Some background
I am the newest member of a small team of 3 developers. For the past two years I have been working with them on an application the two of them made roughly 5-6 years ago. This application has no documentation and no design or analytical methodology has ever been applied to the development process. The latest medium-scale change to the system dragged on for over a year as a consequence of the convoluted mess that is our current codebase.
As a result of my post-mortem analysis on this change, we are moving towards a full rewrite of the whole application since the market is moving faster than we can extend the system. This time, however, I have urged that we do so methodologically, rather than rush forward. This was met with enthusiasm, though it has since become clear that my coworkers are not experienced in software design on any level.
To the question
I am the only person in my team with any experience in terms of software design, and that experience is purely academical, which means that it will fall on me to do the heavy lifting at least in the beginning, but I am at a loss as to how to approach this in a way that both elevates my team members understanding of how to reason around software while also not breaking my own back in the process. In short, I am looking for any kind of workshop ideas, or learning resources, that I could share with them on topics like GRASP and SOLID, or object oriented design in general, and how to structure such workshops in a productive way.
Edit: clarification and further background
In an attempt to keep the question short, I think I may have neglected some key points in our current situation. The rewrite I mention is more akin to a "refactor into a new platform", spurred on chiefly by being built on and with deprecated technology that doesn't cut the mustard any more in terms of security and performance. The application is a browser-based web application, so we can switch routes in our current solution to point to our new solution with "minimum effort" (Knock on wood) and gradually replace parts of the old with the new a little at a time until it is all new. The change I mentioned above was not the only factor, of course, it was just the final drop in a bucket that has been filling for some time. Originally, the software was used in-house only, but since it fills a niche in the market, we are now selling the solution to customers. The original product owner's workflow does not match the workflow of any of our other customers and their previously hands-on management approach lead to a system where everything is connected to everything else for the sake of shortcuts that now no one can justify or remember why they were built. Before I started working here, issues would bounce between acceptance test and development for weeks because the solution was wildly incorrect. Testing meant and to a large extent still does mean that the support staff pushes buttons and seeing if they get the result they expect. This has bitten us in the rear multiple times, as features that were considered stable and complete years ago fail spectacularly on the smallest deviation from ideal inputs.

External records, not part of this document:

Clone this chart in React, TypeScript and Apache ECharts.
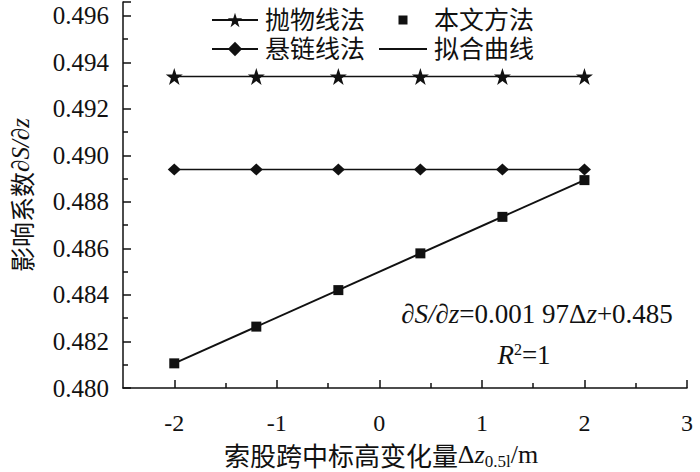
import React, { useEffect, useRef } from "react";
import * as echarts from "echarts";

const xValues = [-2, -1.2, -0.4, 0.4, 1.2, 2];
const parabolaValues = [0.4934, 0.4934, 0.4934, 0.4934, 0.4934, 0.4934];
const catenaryValues = [0.4894, 0.4894, 0.4894, 0.4894, 0.4894, 0.4894];
const methodValues = [0.48106, 0.48264, 0.48421, 0.48579, 0.48736, 0.48894];
const fitX = [-2, 2];
const fitValues = [0.48106, 0.48894];
const xMajorTicks = [-2, -1, 0, 1, 2, 3];
const xMinorTicks = [-1.5, -0.5, 0.5, 1.5, 2.5];

const SERIF = "'Liberation Serif', 'Times New Roman', 'Noto Sans CJK SC', serif";
const CJK = "'Noto Sans CJK SC', 'Liberation Serif', serif";

const pair = (xs: number[], ys: number[]) => xs.map((x, i) => [x, ys[i]]);

export default function App() {
  const ref = useRef<HTMLDivElement>(null);
  useEffect(() => {
    const chart = echarts.init(ref.current!, null, { renderer: "svg" });
    const black = "#111";
    const legendText = { fontFamily: SERIF, fontSize: 25, lineHeight: 26, color: black, padding: [0, 0, 0, 2] };
    chart.setOption({
      animation: false,
      backgroundColor: "#fff",
      grid: { left: 114, right: 13, top: 2, bottom: 84 },
      legend: [
        {
          data: ["抛物线法", "悬链线法"],
          orient: "vertical",
          left: 206,
          top: 2,
          itemWidth: 46,
          itemHeight: 18,
          itemGap: 3,
          textStyle: legendText,
        },
        {
          data: [
            { name: "本文方法", icon: "path://M0,0 L10,0 L10,10 L0,10 Z" },
            { name: "拟合曲线", icon: "path://M0,0 L100,0 L100,4 L0,4 Z" },
          ],
          orient: "vertical",
          left: 374,
          top: 2,
          itemWidth: 48,
          itemHeight: 9,
          itemGap: 3,
          symbolKeepAspect: true,
          textStyle: legendText,
        },
      ],
      xAxis: [
        {
          type: "value",
          min: -2.5,
          max: 3,
          interval: 0.5,
          splitLine: { show: false },
          axisLine: { onZero: false, lineStyle: { color: black, width: 1.5 } },
          axisTick: {
            inside: true,
            length: 8,
            customValues: xMajorTicks,
            lineStyle: { color: black, width: 1.5 },
          },
          axisLabel: {
            margin: 23,
            fontFamily: SERIF,
            fontSize: 24,
            color: black,
            customValues: xMajorTicks,
            formatter: (v: number) => String(v),
          },
        },
        {
          type: "value",
          min: -2.5,
          max: 3,
          interval: 0.5,
          position: "bottom",
          splitLine: { show: false },
          axisLine: { show: false, onZero: false },
          axisTick: {
            inside: true,
            length: 5,
            customValues: xMinorTicks,
            lineStyle: { color: black, width: 1.5 },
          },
          axisLabel: { show: false },
        },
      ],
      yAxis: {
        type: "value",
        min: 0.48,
        max: 0.4966,
        interval: 0.002,
        splitLine: { show: false },
        axisLine: { onZero: false, lineStyle: { color: black, width: 1.5 } },
        axisTick: { inside: true, length: 8, lineStyle: { color: black, width: 1.5 } },
        minorTick: { show: true, splitNumber: 2, length: 5, lineStyle: { color: black, width: 1.5 } },
        axisLabel: {
          margin: 14,
          fontFamily: SERIF,
          fontSize: 25,
          color: black,
          showMaxLabel: false,
          formatter: (v: number) => v.toFixed(3),
        },
        name: "{cn|影响系数}{i|∂S/∂z}",
        nameLocation: "middle",
        nameGap: 90,
        nameTextStyle: {
          rich: {
            cn: { fontFamily: CJK, fontSize: 25, color: black },
            i: { fontFamily: SERIF, fontSize: 25, fontStyle: "italic", color: black },
          },
        },
      },
      series: [
        {
          name: "抛物线法",
          type: "line",
          data: pair(xValues, parabolaValues),
          symbol: "path://M50,0 L61.8,35.3 L99,35.3 L69,57.3 L80.4,92.7 L50,70.8 L19.6,92.7 L31,57.3 L1,35.3 L38.2,35.3 Z",
          symbolSize: 17,
          itemStyle: { color: black },
          lineStyle: { color: black, width: 1.5 },
          z: 3,
        },
        {
          name: "悬链线法",
          type: "line",
          data: pair(xValues, catenaryValues),
          symbol: "diamond",
          symbolSize: [13, 12],
          itemStyle: { color: black },
          lineStyle: { color: black, width: 1.5 },
          z: 3,
        },
        {
          name: "本文方法",
          type: "scatter",
          data: pair(xValues, methodValues),
          symbol: "rect",
          symbolSize: 10,
          itemStyle: { color: black, opacity: 1 },
          z: 4,
        },
        {
          name: "拟合曲线",
          type: "line",
          data: pair(fitX, fitValues),
          symbol: "none",
          itemStyle: { color: black },
          lineStyle: { color: black, width: 2 },
          z: 2,
        },
      ],
      graphic: [
        {
          type: "text",
          x: 381,
          y: 454,
          style: {
            text: "{cn|索股跨中标高变化量}{n|Δ}{i|z}{sub|0.5l}{n|/m}",
            align: "center",
            verticalAlign: "middle",
            rich: {
              cn: { fontFamily: CJK, fontSize: 26, fill: black },
              n: { fontFamily: SERIF, fontSize: 26, fill: black },
              i: { fontFamily: SERIF, fontSize: 26, fontStyle: "italic", fill: black },
              sub: { fontFamily: SERIF, fontSize: 17, fill: black, verticalAlign: "bottom", padding: [14, 0, 0, 0] },
            },
          },
        },
        {
          type: "text",
          x: 537,
          y: 314,
          style: {
            text: "{i|∂S/∂z}{n|=0.001 97Δ}{i|z}{n|+0.485}",
            align: "center",
            verticalAlign: "middle",
            rich: {
              i: { fontFamily: SERIF, fontSize: 27, fontStyle: "italic", fill: black },
              n: { fontFamily: SERIF, fontSize: 27, fill: black },
            },
          },
        },
        {
          type: "text",
          x: 524,
          y: 355,
          style: {
            text: "{i|R}{sup|2}{n|=1}",
            align: "center",
            verticalAlign: "middle",
            rich: {
              i: { fontFamily: SERIF, fontSize: 27, fontStyle: "italic", fill: black },
              n: { fontFamily: SERIF, fontSize: 27, fill: black },
              sup: { fontFamily: SERIF, fontSize: 16, fill: black, verticalAlign: "top", padding: [0, 0, 12, 0] },
            },
          },
        },
      ],
    });
    return () => chart.dispose();
  }, []);
  return <div ref={ref} style={{ width: 700, height: 472, position: "absolute", left: 0, top: 0 }} />;
}
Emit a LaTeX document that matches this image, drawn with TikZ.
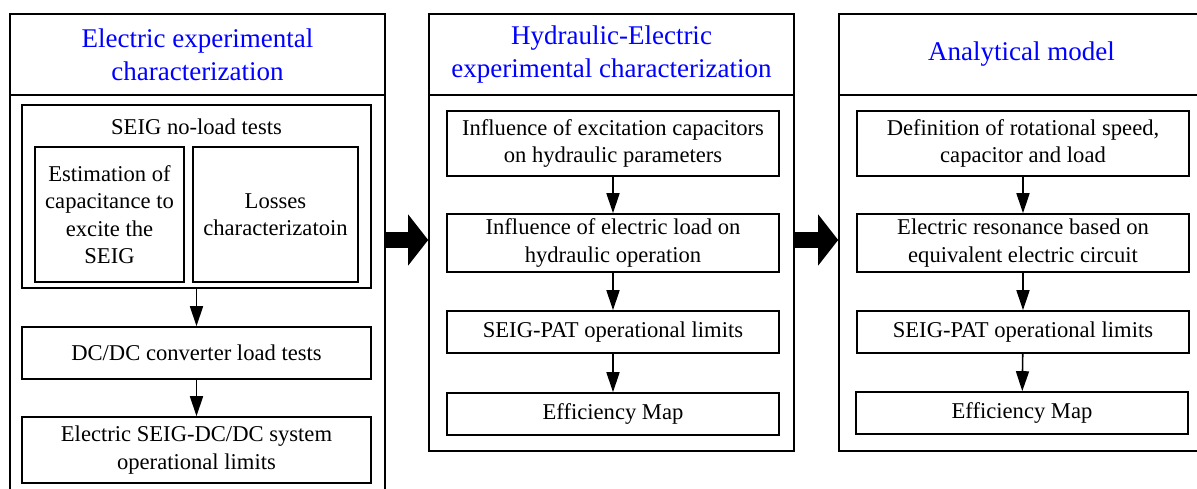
\documentclass[tikz,border=0pt]{standalone}
\usepackage{fontspec}
\setmainfont{Liberation Serif}
\usetikzlibrary{arrows.meta}
\newcommand{\boxfont}{\fontsize{22.6}{27.5}\selectfont}
\newcommand{\headfont}{\fontsize{27}{33}\selectfont}
\definecolor{headblue}{RGB}{0,0,255}
\tikzset{
  panel/.style={draw, line width=1.6pt, minimum width=#1, inner sep=0pt},
  headbox/.style={draw, line width=1.6pt, minimum width=#1, minimum height=81pt,
    align=center, font=\headfont, text=headblue},
  stepbox/.style={draw, line width=1.6pt, minimum width=332pt, align=center,
    font=\boxfont, inner sep=2pt},
  flow/.style={line width=1.6pt, -{Triangle[length=20pt,width=13pt]}},
  bigflow/.style={line width=16pt, -{Triangle[length=20pt,width=50pt]}}
}
\begin{document}
\begin{tikzpicture}[x=1pt,y=-1pt]
\clip (0,0) rectangle (1197,489);
\fill[white] (0,0) rectangle (1197,489);
%%electric panel
\node[headbox=375pt] (elechead) at (197.5,54.5) {Electric experimental\\characterization};
\node[panel=375pt, minimum height=425pt] (elecbody) at (197.5,307.5) {};
%no-load tests
\node[panel=349pt, minimum height=183pt] (noload) at (196.5,196.5) {};
\node[font=\boxfont] (noloadtxt) at (196.5,127) {SEIG no-load tests};
\node[stepbox, minimum width=149pt, minimum height=135pt] (capest) at (109.5,214.5)
     {Estimation of\\capacitance to\\excite the\\SEIG};
\node[stepbox, minimum width=165pt, minimum height=135pt] (losses) at (275.5,214.5)
     {Losses\\characterizatoin};
%load tests
\node[stepbox, minimum width=349pt, minimum height=52pt] (dcdc) at (196.5,353)
     {DC/DC converter load tests};
\node[stepbox, minimum width=349pt, minimum height=66pt] (elecsys) at (196.5,450)
     {Electric SEIG-DC/DC system\\operational limits};
\draw[flow] (noload.south) -- (dcdc.north);
\draw[flow] (dcdc.south) -- (elecsys.north);
%%hydraulic-electric panel
\node[headbox=365pt] (hydrohead) at (611.5,54.5) {Hydraulic-Electric\\experimental characterization};
\node[panel=365pt, minimum height=356pt] (hydrobody) at (611.5,273) {};
\node[stepbox, minimum height=65pt] (hcap) at (613,143.5)
     {Influence of excitation capacitors\\on hydraulic parameters};
\node[stepbox, minimum height=58pt] (hload) at (613,243)
     {Influence of electric load on\\hydraulic operation};
\node[stepbox, minimum height=42pt] (hlim) at (613,332) {SEIG-PAT operational limits};
\node[stepbox, minimum height=42pt] (hmap) at (613,414) {Efficiency Map};
\draw[flow] (hcap) -- (hload);
\draw[flow] (hload) -- (hlim);
\draw[flow] (hlim) -- (hmap);
%%analytical panel
\node[headbox=365pt] (anahead) at (1021.5,54.5) {Analytical model};
\node[panel=365pt, minimum height=356pt] (anabody) at (1021.5,273) {};
\node[stepbox, minimum height=65pt] (adef) at (1023,143.5)
     {Definition of rotational speed,\\capacitor and load};
\node[stepbox, minimum height=58pt] (ares) at (1023,243)
     {Electric resonance based on\\equivalent electric circuit};
\node[stepbox, minimum height=42pt] (alim) at (1023,332) {SEIG-PAT operational limits};
\node[stepbox, minimum height=42pt] (amap) at (1022,413) {Efficiency Map};
\draw[flow] (adef) -- (ares);
\draw[flow] (ares) -- (alim);
\draw[flow] (alim) -- (amap);
%%panel to panel
\draw[bigflow] (elecbody.east |- 0,240) -- (hydrobody.west |- 0,240);
\draw[bigflow] (hydrobody.east |- 0,240) -- (anabody.west |- 0,240);
\end{tikzpicture}
\end{document}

This is where I see the real problem. Our development process is not conducive to code of any quality to speak of, and we need to do something to shake up how we work. With a new version on the horizon, I see an opportunity to do just that. I want to introduce methodological software design not as a magic bullet to solve all our problems, but to slow down the pace a bit so that we don't trip over our own feet at every step of the way, produce an understanding not only of the actual requirements on our application but of the application itself, and how its different parts fit together to form a whole. It's not an application full of complicated business logic, it's a large collection of different problem domains which almost never overlap except for interacting with a common core-entity. There is a modular architecture in there which would facilitate development, sales and support, but it's not going to appear on its own, and if we don't do something, we'll end up in the same mess we are now because it is too easy to look at what we have and just do the same thing in a different language.
And this is why I am looking for advice or resources on how I can introduce the rest of the team to software design, at least enough that I can apply what knowledge I have and expect them to understand at least broadly what I am talking about. Especially since we are dividing the project into two phases, one phase which is a small subset of entirely new features, with a new UI and general usability goal, before taking on the task of moving current features into the new system. The first phase will be done all in house, by the three of us, and the second phase will be implemented mostly by external consultants working remotely under our review, with the three of us producing the backlog and design documentation for them as they work. I believe that phase one provides a perfect opportunity for us to cut our teeth on a new development process, provided we can get the ball rolling.